#### [Task statement]
Begin with the first line and repeat exactly through the line containing "const bars = (ys, se)"; leave every image out.

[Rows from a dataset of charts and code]
__________

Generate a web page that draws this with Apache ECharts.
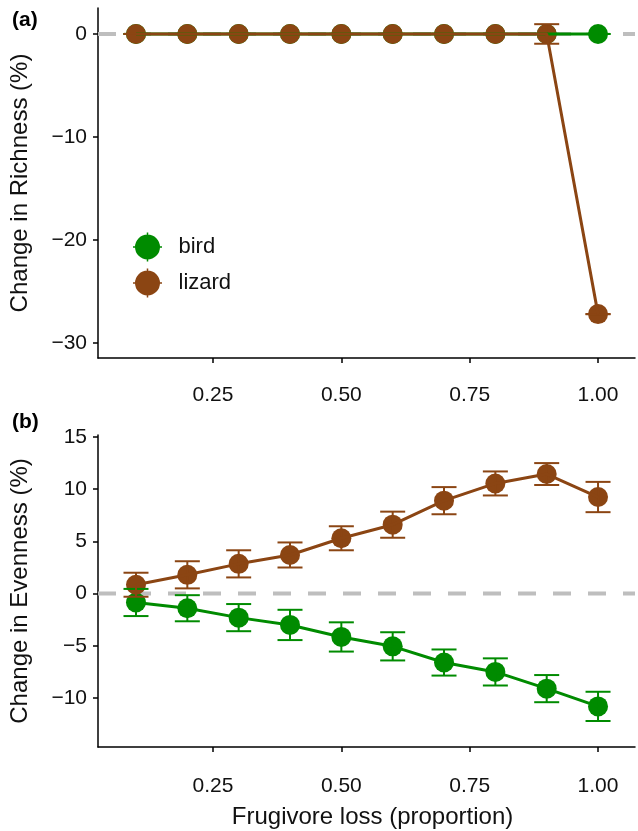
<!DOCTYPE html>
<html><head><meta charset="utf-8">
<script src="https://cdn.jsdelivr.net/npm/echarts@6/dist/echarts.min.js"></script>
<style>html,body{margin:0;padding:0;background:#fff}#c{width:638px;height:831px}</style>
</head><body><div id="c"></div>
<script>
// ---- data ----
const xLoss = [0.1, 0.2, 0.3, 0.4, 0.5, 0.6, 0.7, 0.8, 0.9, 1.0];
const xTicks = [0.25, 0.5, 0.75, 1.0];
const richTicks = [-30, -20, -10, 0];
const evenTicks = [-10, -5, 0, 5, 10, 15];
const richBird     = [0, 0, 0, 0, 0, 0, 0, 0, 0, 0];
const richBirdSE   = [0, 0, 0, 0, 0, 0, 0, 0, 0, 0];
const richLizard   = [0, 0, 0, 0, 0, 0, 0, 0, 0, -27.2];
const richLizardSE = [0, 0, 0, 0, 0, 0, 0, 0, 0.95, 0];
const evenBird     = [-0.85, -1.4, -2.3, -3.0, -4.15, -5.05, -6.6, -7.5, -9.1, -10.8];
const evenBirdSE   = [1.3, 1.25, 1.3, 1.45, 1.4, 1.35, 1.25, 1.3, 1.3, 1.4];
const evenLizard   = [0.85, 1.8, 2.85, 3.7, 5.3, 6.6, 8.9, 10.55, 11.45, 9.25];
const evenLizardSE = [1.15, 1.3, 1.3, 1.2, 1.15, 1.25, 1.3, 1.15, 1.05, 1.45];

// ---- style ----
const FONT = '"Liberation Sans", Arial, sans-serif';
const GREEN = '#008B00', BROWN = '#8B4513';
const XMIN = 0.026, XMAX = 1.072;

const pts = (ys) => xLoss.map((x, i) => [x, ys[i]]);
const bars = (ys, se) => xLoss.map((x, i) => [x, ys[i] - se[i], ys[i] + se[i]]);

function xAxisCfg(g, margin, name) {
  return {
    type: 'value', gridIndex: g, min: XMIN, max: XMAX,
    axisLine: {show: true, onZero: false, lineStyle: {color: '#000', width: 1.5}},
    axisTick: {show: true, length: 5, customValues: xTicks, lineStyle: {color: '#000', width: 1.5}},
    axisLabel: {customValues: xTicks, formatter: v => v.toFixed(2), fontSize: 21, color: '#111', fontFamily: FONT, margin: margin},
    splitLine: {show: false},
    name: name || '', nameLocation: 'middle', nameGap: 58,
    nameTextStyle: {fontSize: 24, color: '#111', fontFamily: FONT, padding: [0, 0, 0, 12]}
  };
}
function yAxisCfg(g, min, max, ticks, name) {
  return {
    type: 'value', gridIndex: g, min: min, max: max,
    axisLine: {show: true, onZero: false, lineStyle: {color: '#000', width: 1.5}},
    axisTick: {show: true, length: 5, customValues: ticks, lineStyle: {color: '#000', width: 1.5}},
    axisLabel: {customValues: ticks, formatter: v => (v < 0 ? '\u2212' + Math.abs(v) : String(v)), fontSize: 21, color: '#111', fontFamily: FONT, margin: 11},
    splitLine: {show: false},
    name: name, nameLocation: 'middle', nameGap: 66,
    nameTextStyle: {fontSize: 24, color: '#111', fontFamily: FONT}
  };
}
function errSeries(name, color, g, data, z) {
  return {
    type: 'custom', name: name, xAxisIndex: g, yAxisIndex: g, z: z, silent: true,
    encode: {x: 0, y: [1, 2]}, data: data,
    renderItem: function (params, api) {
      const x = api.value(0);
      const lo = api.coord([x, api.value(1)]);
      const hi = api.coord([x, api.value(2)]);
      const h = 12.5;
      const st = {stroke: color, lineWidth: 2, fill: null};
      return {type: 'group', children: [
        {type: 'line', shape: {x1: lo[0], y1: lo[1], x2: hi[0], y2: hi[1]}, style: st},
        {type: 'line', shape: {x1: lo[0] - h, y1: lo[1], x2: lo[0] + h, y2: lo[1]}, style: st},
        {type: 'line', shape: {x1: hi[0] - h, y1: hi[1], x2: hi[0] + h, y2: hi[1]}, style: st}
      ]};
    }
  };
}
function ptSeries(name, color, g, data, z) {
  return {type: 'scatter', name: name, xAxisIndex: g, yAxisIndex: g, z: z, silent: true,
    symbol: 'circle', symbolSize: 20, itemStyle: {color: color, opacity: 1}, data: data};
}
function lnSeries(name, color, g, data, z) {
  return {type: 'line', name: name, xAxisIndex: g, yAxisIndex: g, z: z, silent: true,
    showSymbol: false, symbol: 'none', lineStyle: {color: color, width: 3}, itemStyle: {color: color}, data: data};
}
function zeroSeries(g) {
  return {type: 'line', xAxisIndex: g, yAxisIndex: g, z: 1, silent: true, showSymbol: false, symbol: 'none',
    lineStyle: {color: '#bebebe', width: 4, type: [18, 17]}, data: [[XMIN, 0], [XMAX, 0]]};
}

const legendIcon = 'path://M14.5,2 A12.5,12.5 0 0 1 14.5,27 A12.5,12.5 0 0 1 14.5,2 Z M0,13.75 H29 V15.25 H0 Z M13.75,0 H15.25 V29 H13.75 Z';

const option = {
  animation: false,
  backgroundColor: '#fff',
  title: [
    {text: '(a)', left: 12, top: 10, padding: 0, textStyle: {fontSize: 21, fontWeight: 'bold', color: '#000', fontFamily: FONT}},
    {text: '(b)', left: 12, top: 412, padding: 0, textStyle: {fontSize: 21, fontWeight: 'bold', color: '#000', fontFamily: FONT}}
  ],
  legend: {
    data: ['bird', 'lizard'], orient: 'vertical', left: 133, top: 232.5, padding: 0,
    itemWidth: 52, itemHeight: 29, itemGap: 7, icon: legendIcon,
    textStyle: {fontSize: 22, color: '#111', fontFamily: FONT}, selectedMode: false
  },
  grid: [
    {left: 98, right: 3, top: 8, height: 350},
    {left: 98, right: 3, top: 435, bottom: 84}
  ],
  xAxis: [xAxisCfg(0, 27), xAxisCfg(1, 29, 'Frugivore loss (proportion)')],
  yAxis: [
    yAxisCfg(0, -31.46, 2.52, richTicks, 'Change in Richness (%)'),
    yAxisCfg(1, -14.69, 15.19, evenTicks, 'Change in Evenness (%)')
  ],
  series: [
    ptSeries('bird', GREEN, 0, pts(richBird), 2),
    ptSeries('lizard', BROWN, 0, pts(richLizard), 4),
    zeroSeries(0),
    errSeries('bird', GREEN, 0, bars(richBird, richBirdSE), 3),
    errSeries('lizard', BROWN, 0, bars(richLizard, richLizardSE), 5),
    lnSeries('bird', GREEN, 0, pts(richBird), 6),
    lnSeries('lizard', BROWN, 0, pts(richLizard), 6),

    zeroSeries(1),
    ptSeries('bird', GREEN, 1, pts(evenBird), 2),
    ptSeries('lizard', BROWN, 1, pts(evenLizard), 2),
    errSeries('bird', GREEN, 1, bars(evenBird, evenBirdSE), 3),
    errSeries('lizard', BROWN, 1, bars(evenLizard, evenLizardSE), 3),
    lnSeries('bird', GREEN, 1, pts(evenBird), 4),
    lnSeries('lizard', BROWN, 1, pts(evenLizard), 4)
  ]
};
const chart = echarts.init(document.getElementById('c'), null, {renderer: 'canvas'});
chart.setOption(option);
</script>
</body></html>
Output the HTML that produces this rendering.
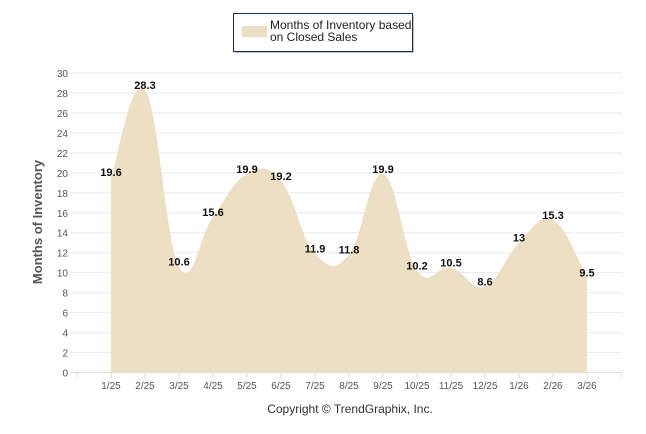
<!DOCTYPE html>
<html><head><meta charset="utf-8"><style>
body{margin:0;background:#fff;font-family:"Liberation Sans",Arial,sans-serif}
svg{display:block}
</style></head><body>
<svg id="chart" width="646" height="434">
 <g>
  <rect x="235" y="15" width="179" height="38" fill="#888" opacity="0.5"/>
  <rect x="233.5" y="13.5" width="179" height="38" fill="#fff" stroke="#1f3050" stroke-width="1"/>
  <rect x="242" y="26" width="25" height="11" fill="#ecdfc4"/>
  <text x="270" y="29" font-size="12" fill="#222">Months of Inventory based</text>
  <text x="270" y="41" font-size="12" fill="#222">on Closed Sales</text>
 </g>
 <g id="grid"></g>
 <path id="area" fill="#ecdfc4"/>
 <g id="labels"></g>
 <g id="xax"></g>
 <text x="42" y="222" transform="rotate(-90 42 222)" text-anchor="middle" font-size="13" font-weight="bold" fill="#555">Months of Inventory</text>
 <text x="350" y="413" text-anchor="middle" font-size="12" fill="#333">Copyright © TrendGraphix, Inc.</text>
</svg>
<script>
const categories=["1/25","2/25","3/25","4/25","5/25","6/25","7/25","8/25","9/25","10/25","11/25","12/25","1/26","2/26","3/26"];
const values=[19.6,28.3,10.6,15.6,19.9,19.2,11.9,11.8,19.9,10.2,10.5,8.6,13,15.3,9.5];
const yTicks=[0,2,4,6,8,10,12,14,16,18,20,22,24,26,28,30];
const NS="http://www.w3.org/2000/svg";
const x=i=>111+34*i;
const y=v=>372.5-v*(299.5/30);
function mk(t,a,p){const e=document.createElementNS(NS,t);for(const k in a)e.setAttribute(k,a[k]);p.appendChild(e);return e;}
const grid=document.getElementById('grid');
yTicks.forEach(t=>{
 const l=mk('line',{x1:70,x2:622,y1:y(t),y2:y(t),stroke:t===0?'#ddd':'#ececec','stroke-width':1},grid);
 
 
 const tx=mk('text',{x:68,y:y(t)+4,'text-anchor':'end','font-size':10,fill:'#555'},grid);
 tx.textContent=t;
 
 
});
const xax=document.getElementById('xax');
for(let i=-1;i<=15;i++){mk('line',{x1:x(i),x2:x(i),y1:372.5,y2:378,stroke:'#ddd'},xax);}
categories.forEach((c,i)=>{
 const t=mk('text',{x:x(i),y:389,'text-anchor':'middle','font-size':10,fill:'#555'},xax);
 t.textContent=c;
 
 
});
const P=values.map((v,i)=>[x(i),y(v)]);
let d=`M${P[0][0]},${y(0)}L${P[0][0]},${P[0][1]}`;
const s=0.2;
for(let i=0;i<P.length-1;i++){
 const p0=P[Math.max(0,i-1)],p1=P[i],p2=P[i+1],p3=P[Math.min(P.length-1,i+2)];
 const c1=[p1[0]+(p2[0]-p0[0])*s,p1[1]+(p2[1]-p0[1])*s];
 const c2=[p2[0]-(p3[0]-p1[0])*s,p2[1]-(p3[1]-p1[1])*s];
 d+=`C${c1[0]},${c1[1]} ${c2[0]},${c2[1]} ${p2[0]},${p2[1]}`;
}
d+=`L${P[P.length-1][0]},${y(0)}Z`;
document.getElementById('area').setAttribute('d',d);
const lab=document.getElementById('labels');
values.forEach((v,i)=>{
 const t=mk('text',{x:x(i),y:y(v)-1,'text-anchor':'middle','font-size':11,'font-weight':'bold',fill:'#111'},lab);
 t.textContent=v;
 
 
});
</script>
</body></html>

__________

#### [In response]
Generate a web page that draws this with Apache ECharts.
<!DOCTYPE html>
<html><head><meta charset="utf-8">
<script src="https://cdn.jsdelivr.net/npm/echarts@6/dist/echarts.min.js"></script>
<style>html,body{margin:0;padding:0;background:#fff}#c{width:638px;height:831px}</style>
</head><body><div id="c"></div>
<script>
// ---- data ----
const xLoss = [0.1, 0.2, 0.3, 0.4, 0.5, 0.6, 0.7, 0.8, 0.9, 1.0];
const xTicks = [0.25, 0.5, 0.75, 1.0];
const richTicks = [-30, -20, -10, 0];
const evenTicks = [-10, -5, 0, 5, 10, 15];
const richBird     = [0, 0, 0, 0, 0, 0, 0, 0, 0, 0];
const richBirdSE   = [0, 0, 0, 0, 0, 0, 0, 0, 0, 0];
const richLizard   = [0, 0, 0, 0, 0, 0, 0, 0, 0, -27.2];
const richLizardSE = [0, 0, 0, 0, 0, 0, 0, 0, 0.95, 0];
const evenBird     = [-0.85, -1.4, -2.3, -3.0, -4.15, -5.05, -6.6, -7.5, -9.1, -10.8];
const evenBirdSE   = [1.3, 1.25, 1.3, 1.45, 1.4, 1.35, 1.25, 1.3, 1.3, 1.4];
const evenLizard   = [0.85, 1.8, 2.85, 3.7, 5.3, 6.6, 8.9, 10.55, 11.45, 9.25];
const evenLizardSE = [1.15, 1.3, 1.3, 1.2, 1.15, 1.25, 1.3, 1.15, 1.05, 1.45];

// ---- style ----
const FONT = '"Liberation Sans", Arial, sans-serif';
const GREEN = '#008B00', BROWN = '#8B4513';
const XMIN = 0.026, XMAX = 1.072;

const pts = (ys) => xLoss.map((x, i) => [x, ys[i]]);
const bars = (ys, se) => xLoss.map((x, i) => [x, ys[i] - se[i], ys[i] + se[i]]);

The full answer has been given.